As for snow, Meredith said he received few complaints about snow removal. The biggest issue is usually snow blocking driveways after the road are plowed, but drivers try to be courteous to homeowners. The department is now using anti-icing technology to spray down before storms to prevent adhesion. Meredith said according to data provided by the town’s police, accidents have decreased on the roads that have been sprayed. They are going to focus next year on roads with high accident rates.
“As I’m knocking on doors and talking to residents, it’s not an issue on the scale I think it’s being presented as,” reiterated VanLuven on the leaf and snow removal. “It’s also something that is pretty straight forward to rectify and not something that reflects a deeper problem.”
According to Dawson, she felt development is the key issue for most residents and has been over the past several years.
“Coming from Glenmont, it’s a big concern to me how things have occurred along 9W,” Dawson said. “We’re now living with those decisions, and we have to make sure things don’t go from bad to worse.”
Clarkson said the Town Board has worked to hear-out residents and has not been afraid to slow down decisions if need be. One of the biggest instances has been with Wemple Corners, where the board has asked developers for more information twice. The project is still on hold.
“No one is saying build it and we’ll figure it our later,” said Clarkson. “We’re saying ‘Whoa, let’s figure this out the first time.’”
Clarkson said although both sides agree development is the issue, when the town adopted an open space plan many Republicans came out against it. He added there is typically a predisposition from the opposing side on those types of regulations.
VanLuven worked on the town’s open space committee. He said many residents in town want to achieve the same goals, no no matter the political party. If that could be put aside, then they could move forward.
With tensions high over the issue of police overtime, Dawson said public safety is of the utmost importance to those on the board.
“We are committed to preserving our police department. It’s an important part of our community,” said Dawson. “We believe we are working very well with the department to ensure public safety, and I think we have a great relationship with department leadership.”
Clarkson said although it is unfortunate a contract negotiations have not been completed, it is not unusual for negotiations to go past the New Year deadline. Both Dawson and Clarkson thought negotiations were going well.
“Overtime is not a contract issue, it’s a budget issue,” said Dawson. “In my years on the board, every budget we sit and negotiate the need to get a handle on overtime. We’ve been consistently 24 to 50 percent over budget in my seven years on the board.
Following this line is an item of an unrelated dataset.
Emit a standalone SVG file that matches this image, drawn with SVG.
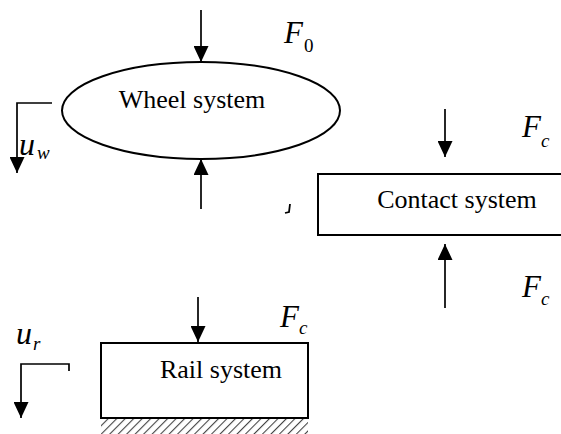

You can’t continue to be fiscally responsible with those numbers.”
Dawson said although overtime is essential for emergencies, the board has looking to reduce overtime for the times the can predict.
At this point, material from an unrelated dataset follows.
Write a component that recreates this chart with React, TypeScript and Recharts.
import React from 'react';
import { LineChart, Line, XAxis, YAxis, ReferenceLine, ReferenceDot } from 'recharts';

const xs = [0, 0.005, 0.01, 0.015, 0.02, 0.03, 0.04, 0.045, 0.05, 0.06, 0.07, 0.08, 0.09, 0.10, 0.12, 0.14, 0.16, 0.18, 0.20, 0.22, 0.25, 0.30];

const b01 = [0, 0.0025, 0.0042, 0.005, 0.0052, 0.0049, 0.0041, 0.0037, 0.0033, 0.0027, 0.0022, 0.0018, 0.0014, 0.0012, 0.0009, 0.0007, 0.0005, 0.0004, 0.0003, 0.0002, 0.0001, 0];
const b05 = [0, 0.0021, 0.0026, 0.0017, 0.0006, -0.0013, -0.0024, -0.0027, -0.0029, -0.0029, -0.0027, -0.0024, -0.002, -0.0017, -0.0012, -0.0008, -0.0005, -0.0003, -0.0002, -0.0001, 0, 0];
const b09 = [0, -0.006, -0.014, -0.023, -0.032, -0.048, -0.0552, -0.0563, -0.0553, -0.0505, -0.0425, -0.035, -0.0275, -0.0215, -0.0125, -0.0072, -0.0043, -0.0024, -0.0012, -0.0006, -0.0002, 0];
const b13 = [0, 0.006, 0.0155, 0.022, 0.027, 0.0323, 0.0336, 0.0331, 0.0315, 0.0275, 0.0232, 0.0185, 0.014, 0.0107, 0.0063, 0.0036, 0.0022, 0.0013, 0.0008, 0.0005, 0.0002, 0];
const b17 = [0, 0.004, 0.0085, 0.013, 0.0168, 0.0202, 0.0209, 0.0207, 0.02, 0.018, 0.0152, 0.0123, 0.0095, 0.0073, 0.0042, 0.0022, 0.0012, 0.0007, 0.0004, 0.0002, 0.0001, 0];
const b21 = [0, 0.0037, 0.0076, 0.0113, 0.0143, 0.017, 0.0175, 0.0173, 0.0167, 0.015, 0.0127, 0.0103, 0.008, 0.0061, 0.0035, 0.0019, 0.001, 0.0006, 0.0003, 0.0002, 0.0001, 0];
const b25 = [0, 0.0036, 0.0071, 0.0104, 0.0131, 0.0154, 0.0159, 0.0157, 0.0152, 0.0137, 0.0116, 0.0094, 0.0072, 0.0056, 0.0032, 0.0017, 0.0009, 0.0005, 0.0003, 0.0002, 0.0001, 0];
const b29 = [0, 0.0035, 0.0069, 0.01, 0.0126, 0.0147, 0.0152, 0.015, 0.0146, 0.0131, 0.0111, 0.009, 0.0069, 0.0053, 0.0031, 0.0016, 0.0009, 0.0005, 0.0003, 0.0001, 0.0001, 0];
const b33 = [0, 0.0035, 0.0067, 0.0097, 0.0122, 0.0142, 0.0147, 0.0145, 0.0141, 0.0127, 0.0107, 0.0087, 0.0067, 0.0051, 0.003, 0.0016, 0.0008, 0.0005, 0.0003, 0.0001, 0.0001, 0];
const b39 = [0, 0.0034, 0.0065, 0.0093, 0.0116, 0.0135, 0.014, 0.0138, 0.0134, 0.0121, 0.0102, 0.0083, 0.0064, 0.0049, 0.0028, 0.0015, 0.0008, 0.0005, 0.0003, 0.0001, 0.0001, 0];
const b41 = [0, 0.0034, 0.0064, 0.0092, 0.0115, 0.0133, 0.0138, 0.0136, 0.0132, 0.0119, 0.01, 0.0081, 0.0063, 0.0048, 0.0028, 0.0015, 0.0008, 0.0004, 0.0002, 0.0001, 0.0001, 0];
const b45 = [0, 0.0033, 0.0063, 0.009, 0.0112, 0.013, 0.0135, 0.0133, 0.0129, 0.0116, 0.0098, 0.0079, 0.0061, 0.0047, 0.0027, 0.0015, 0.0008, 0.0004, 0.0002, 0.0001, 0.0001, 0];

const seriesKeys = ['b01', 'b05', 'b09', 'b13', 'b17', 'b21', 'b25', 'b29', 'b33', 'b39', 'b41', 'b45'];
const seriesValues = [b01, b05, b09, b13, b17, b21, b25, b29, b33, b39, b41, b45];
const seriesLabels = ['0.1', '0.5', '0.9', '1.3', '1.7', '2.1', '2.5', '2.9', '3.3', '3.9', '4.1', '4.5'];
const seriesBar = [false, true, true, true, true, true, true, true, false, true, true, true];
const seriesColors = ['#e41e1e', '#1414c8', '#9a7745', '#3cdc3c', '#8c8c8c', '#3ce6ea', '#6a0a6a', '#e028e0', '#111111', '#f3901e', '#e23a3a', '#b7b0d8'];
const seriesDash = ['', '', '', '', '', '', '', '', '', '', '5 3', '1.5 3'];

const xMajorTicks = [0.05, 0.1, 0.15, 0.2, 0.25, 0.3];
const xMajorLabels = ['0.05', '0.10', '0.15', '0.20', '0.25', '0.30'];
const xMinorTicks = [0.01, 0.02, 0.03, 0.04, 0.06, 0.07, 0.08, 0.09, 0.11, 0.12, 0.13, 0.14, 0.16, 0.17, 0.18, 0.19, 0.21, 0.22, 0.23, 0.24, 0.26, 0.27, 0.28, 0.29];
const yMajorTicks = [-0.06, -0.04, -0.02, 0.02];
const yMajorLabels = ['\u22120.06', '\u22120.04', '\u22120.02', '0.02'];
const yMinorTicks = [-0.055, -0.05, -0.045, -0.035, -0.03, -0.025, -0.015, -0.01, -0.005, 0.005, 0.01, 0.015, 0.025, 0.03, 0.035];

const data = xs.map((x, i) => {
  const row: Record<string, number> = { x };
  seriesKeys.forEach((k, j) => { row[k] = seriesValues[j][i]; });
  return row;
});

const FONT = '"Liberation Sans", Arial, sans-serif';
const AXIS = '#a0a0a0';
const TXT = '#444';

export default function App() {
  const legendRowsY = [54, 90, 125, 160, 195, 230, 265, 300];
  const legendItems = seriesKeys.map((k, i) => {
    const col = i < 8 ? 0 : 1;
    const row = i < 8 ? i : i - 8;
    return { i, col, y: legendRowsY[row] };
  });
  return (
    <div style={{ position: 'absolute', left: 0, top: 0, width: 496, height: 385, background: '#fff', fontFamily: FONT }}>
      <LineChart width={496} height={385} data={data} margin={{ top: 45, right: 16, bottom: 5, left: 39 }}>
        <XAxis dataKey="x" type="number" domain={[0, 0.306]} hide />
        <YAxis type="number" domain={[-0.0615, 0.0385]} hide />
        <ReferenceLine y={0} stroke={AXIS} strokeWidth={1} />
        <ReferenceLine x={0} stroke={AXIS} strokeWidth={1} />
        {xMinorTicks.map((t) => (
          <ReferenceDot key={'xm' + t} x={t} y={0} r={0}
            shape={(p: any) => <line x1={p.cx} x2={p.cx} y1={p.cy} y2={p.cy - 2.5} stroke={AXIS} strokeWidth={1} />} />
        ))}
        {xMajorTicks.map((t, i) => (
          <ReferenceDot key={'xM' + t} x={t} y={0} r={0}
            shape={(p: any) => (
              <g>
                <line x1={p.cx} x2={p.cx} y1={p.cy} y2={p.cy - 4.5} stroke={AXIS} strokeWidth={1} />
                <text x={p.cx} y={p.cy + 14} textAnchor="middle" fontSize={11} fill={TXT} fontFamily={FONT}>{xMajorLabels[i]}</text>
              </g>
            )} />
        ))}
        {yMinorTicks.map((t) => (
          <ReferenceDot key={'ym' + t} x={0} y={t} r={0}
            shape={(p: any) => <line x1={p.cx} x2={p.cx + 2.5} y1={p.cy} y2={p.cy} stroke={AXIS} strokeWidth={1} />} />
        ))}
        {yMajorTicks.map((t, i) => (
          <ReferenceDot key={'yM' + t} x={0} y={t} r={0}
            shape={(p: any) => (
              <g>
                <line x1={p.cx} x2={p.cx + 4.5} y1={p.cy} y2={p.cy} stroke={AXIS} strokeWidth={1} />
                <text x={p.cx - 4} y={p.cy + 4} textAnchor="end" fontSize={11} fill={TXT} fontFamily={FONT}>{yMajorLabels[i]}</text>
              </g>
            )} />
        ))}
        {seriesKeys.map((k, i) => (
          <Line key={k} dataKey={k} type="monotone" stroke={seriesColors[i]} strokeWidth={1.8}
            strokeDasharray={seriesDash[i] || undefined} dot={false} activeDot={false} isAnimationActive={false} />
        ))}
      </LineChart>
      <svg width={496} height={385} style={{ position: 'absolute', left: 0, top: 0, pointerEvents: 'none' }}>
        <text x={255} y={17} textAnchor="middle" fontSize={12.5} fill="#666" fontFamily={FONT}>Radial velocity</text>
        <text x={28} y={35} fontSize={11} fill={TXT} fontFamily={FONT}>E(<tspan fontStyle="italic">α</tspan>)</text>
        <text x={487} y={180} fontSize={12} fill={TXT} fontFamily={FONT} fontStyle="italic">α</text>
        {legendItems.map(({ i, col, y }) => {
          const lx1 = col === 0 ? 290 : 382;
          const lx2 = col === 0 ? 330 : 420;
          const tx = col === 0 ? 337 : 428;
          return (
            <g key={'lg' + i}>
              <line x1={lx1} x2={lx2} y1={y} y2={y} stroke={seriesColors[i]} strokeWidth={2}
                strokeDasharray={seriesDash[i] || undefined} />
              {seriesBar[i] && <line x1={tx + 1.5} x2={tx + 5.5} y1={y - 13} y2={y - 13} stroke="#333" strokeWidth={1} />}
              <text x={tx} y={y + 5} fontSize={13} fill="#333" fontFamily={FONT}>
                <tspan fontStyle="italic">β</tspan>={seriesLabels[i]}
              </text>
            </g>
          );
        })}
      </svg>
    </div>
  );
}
VanLuven agreed, adding the police can’t be looked at in isolation but in the context of the entire town budget and the entire sweep of services. He said if more money is given to the police, then it is typically taken away from other departments that residents may rely on, like senior services.
“We can’t be a one issue party,” he said. “It’s too complex. “It may be easy to simply things in sound bites, but that doesn’t translate well into good government.”